Task statement. Copy exactly the lines from the line containing "Write the Apache ECharts code for this chart." to the line containing "Arial, Helvetica, sans-serif';", both lines included, and omit any pictures.

===

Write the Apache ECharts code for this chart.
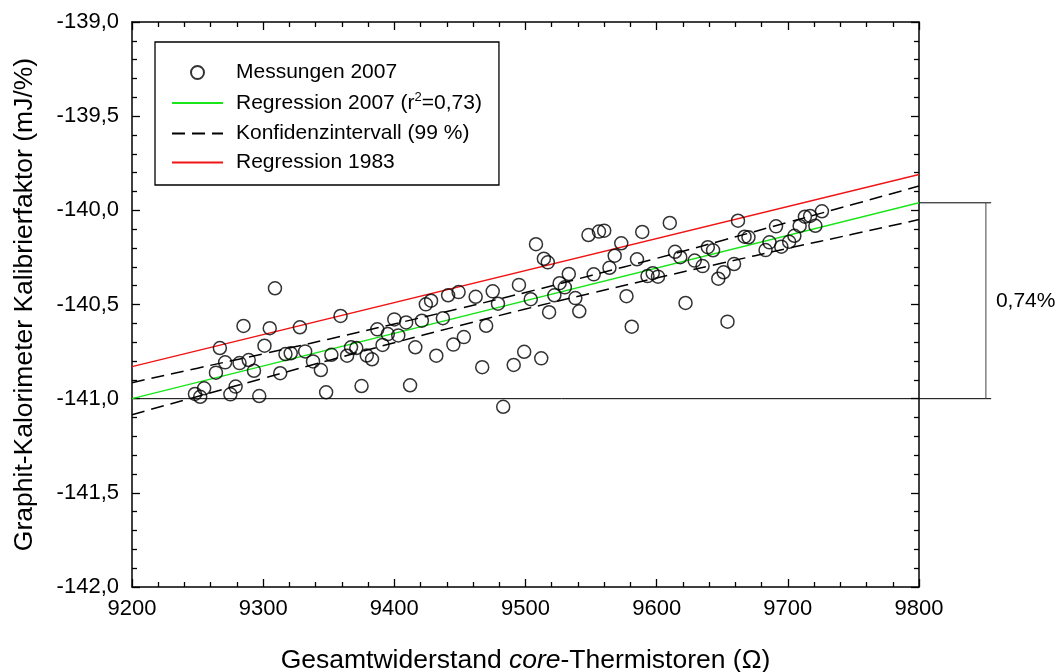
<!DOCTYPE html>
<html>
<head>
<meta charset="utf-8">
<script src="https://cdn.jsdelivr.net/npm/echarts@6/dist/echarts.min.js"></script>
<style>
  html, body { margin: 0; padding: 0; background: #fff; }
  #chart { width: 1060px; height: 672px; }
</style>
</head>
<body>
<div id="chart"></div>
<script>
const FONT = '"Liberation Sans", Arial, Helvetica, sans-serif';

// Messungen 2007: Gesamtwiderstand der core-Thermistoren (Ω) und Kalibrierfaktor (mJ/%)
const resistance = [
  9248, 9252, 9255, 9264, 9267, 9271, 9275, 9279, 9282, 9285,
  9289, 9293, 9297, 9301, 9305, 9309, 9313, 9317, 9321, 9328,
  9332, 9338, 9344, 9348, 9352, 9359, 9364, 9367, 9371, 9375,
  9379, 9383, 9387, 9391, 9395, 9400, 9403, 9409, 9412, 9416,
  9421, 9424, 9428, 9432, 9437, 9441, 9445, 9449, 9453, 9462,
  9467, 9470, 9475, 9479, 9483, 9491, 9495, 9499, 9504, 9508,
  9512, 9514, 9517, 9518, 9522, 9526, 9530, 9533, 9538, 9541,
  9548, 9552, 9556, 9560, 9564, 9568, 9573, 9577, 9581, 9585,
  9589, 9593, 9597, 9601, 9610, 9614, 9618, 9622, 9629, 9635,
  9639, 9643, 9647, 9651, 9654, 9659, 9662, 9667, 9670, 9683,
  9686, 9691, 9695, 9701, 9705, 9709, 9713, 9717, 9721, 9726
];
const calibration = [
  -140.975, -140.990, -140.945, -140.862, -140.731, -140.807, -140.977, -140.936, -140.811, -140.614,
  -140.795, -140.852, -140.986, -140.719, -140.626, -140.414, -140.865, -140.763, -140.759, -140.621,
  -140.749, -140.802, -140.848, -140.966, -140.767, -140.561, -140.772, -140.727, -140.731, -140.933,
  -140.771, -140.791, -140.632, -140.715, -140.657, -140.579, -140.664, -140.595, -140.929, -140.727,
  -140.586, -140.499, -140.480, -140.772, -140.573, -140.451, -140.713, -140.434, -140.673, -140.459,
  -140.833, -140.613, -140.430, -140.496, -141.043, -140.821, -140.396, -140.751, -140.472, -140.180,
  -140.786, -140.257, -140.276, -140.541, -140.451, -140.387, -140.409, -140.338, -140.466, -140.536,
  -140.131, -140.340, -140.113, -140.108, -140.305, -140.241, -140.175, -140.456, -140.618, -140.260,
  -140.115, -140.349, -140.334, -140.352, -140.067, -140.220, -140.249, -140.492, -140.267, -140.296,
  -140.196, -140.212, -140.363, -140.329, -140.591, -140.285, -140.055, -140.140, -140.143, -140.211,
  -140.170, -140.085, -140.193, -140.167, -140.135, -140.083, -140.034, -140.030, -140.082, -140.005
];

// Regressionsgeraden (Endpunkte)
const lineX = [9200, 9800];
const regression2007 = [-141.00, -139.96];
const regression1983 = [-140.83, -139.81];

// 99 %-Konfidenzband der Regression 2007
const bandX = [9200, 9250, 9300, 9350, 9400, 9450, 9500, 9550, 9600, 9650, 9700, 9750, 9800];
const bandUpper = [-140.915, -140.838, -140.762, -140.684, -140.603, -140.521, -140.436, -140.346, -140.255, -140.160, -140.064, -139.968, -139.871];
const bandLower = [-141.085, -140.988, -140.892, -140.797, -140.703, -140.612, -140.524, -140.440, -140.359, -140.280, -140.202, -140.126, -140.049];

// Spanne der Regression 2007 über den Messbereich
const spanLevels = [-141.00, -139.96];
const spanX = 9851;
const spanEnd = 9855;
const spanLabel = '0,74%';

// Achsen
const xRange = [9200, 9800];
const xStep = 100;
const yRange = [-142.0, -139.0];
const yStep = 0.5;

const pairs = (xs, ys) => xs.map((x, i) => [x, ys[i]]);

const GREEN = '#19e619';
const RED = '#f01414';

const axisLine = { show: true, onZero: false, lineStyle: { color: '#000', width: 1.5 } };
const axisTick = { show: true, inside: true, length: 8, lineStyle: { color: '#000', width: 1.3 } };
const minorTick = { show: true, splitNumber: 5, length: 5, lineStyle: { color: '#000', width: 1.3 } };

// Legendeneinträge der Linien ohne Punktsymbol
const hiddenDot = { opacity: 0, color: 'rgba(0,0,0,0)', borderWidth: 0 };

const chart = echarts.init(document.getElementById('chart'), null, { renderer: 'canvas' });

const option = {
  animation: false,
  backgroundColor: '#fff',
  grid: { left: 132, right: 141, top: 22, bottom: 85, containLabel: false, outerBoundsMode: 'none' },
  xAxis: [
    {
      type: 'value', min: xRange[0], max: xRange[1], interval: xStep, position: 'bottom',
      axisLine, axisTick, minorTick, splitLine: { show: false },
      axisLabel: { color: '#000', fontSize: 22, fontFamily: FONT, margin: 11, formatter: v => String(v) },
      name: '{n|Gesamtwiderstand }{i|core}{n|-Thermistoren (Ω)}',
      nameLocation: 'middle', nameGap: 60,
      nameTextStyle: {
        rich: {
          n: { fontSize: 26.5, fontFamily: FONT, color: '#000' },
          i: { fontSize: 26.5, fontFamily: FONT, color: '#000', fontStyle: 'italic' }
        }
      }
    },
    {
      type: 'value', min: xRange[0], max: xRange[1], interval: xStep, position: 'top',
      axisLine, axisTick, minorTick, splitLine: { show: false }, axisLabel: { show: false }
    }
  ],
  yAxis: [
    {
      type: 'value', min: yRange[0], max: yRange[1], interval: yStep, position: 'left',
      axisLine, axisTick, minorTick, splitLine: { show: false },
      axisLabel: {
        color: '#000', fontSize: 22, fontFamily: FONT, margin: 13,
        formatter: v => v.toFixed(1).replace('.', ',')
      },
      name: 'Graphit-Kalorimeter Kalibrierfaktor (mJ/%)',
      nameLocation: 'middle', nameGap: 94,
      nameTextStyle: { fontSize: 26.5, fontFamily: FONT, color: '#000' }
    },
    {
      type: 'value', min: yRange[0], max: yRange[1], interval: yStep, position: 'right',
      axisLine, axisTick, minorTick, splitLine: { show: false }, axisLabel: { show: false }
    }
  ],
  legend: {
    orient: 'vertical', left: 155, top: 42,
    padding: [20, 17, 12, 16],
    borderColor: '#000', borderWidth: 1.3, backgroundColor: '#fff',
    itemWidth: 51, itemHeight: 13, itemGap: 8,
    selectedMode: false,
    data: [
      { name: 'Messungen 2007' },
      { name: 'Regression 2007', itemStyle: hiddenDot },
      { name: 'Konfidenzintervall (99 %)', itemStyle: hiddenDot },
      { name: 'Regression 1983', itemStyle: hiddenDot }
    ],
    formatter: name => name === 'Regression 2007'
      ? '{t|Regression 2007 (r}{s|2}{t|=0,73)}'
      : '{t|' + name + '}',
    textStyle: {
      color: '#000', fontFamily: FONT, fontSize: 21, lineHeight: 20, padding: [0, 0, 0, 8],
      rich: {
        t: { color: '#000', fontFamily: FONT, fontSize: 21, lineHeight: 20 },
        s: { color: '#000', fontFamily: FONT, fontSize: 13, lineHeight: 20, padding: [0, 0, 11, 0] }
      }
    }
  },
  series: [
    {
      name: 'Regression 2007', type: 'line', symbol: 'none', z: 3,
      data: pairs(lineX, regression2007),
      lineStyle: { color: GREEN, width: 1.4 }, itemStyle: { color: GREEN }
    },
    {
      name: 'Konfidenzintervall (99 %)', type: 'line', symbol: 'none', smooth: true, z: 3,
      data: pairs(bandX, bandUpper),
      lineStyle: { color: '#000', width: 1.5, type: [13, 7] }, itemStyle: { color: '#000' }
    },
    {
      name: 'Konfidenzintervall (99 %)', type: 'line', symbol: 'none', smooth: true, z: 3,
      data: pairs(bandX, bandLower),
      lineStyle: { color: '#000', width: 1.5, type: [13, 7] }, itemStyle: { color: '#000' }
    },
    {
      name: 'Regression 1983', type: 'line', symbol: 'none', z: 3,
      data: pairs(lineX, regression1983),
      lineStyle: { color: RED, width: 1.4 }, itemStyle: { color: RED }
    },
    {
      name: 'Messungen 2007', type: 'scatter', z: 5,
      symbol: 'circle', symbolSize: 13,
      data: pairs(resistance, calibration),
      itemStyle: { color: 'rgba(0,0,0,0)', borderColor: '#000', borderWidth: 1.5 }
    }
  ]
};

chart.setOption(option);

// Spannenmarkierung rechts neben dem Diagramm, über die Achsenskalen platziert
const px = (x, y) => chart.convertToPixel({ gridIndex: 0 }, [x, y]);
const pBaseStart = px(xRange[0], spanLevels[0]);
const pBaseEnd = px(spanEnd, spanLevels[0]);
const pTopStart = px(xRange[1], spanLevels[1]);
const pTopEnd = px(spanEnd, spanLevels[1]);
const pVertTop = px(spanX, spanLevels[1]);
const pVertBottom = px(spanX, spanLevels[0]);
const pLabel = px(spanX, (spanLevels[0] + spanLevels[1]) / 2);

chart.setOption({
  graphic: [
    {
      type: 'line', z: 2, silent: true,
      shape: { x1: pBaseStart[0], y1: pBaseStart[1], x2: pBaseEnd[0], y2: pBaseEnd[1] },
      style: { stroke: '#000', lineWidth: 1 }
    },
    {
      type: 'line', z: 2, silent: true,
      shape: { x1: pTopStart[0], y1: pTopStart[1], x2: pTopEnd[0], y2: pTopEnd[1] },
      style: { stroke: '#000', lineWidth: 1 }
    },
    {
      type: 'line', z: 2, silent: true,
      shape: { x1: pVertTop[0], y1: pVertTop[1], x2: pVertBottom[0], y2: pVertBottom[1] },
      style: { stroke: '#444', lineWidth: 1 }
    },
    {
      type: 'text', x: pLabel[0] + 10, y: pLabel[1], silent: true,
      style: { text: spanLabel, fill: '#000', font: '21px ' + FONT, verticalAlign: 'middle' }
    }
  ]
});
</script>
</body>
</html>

===

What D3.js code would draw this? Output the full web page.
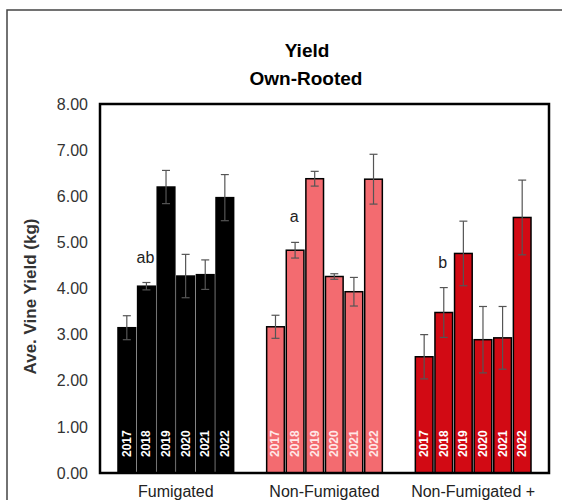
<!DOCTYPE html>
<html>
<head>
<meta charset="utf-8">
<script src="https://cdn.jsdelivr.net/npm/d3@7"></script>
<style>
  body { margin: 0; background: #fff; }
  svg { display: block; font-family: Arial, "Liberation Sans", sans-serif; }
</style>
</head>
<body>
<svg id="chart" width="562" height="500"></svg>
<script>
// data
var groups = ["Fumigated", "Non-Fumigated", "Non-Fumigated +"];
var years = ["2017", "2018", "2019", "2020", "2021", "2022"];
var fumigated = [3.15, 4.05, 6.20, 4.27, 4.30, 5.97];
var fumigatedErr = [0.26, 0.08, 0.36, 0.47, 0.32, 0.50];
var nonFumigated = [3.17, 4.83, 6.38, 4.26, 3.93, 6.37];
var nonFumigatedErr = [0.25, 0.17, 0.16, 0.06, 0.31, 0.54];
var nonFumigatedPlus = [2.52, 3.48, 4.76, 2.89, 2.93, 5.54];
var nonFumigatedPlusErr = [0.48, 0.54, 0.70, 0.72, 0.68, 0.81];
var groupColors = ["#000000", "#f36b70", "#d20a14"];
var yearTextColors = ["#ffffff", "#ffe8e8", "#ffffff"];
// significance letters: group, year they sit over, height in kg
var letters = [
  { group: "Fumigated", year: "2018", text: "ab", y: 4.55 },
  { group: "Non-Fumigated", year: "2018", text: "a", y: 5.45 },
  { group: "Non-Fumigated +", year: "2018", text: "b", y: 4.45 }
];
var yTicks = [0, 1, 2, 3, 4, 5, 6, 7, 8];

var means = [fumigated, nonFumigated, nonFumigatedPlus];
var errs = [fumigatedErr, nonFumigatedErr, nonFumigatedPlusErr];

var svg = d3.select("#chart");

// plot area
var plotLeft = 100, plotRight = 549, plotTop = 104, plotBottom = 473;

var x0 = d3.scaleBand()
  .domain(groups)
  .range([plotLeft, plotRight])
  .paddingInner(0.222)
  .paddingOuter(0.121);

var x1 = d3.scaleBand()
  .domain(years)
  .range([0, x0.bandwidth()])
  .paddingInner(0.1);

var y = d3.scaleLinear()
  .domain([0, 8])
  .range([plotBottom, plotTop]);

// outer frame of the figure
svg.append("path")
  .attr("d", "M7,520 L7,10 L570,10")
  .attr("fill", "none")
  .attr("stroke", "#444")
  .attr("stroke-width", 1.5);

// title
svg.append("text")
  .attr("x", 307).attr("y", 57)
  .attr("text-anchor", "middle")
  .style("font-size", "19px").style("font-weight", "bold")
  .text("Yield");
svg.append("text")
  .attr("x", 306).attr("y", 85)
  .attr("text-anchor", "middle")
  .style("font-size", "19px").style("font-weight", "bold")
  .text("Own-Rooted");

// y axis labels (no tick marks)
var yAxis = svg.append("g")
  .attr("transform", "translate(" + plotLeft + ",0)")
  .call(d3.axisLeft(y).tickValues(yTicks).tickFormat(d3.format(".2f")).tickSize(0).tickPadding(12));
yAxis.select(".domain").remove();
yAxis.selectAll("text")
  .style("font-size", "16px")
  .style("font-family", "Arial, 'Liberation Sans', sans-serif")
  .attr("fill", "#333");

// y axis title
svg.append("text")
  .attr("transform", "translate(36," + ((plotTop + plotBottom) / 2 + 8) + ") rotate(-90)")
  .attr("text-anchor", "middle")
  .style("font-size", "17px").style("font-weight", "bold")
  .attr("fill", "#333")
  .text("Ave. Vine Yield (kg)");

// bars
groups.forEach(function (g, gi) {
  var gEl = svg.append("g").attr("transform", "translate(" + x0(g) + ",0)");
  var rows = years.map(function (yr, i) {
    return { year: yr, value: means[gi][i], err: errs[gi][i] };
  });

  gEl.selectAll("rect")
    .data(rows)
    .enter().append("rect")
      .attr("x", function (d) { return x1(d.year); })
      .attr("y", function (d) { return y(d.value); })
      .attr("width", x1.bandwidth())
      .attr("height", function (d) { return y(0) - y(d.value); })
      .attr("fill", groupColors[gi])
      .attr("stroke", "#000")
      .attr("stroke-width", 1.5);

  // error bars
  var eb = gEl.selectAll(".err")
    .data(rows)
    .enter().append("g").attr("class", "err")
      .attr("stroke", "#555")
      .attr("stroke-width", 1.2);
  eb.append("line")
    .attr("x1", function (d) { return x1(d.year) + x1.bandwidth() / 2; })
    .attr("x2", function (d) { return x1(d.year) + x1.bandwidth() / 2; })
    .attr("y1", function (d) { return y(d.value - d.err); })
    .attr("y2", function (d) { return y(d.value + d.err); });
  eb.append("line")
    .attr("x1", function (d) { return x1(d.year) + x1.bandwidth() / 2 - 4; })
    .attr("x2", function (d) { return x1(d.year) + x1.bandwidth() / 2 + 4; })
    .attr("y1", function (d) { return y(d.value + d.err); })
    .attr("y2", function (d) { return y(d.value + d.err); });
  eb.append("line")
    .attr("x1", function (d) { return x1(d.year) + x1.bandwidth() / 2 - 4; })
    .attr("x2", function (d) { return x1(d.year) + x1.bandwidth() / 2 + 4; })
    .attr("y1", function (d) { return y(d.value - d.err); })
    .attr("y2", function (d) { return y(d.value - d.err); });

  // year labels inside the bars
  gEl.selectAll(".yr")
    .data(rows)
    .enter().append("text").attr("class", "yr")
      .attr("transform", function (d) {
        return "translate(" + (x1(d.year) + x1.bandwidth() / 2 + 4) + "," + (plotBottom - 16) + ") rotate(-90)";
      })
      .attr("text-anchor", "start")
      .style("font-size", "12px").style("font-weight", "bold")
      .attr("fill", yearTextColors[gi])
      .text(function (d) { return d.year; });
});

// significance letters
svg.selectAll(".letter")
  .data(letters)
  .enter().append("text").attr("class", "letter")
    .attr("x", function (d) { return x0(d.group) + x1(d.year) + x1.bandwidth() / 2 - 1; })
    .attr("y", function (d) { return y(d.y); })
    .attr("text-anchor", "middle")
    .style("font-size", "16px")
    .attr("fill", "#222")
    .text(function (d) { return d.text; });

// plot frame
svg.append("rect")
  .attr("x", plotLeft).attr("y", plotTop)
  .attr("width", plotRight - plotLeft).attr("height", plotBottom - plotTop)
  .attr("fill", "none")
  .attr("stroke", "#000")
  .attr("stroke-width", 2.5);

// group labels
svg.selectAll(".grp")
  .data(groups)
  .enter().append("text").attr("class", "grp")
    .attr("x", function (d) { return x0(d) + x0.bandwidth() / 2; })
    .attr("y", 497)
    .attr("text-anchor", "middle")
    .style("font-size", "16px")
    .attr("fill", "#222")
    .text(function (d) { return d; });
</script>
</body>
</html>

===

Right answer.
Write the Apache ECharts code for this chart.
<!DOCTYPE html>
<html>
<head>
<meta charset="utf-8">
<script src="https://cdn.jsdelivr.net/npm/echarts@6/dist/echarts.min.js"></script>
<style>
  html, body { margin: 0; padding: 0; background: #fff; }
  #chart { width: 1060px; height: 672px; }
</style>
</head>
<body>
<div id="chart"></div>
<script>
const FONT = '"Liberation Sans", Arial, Helvetica, sans-serif';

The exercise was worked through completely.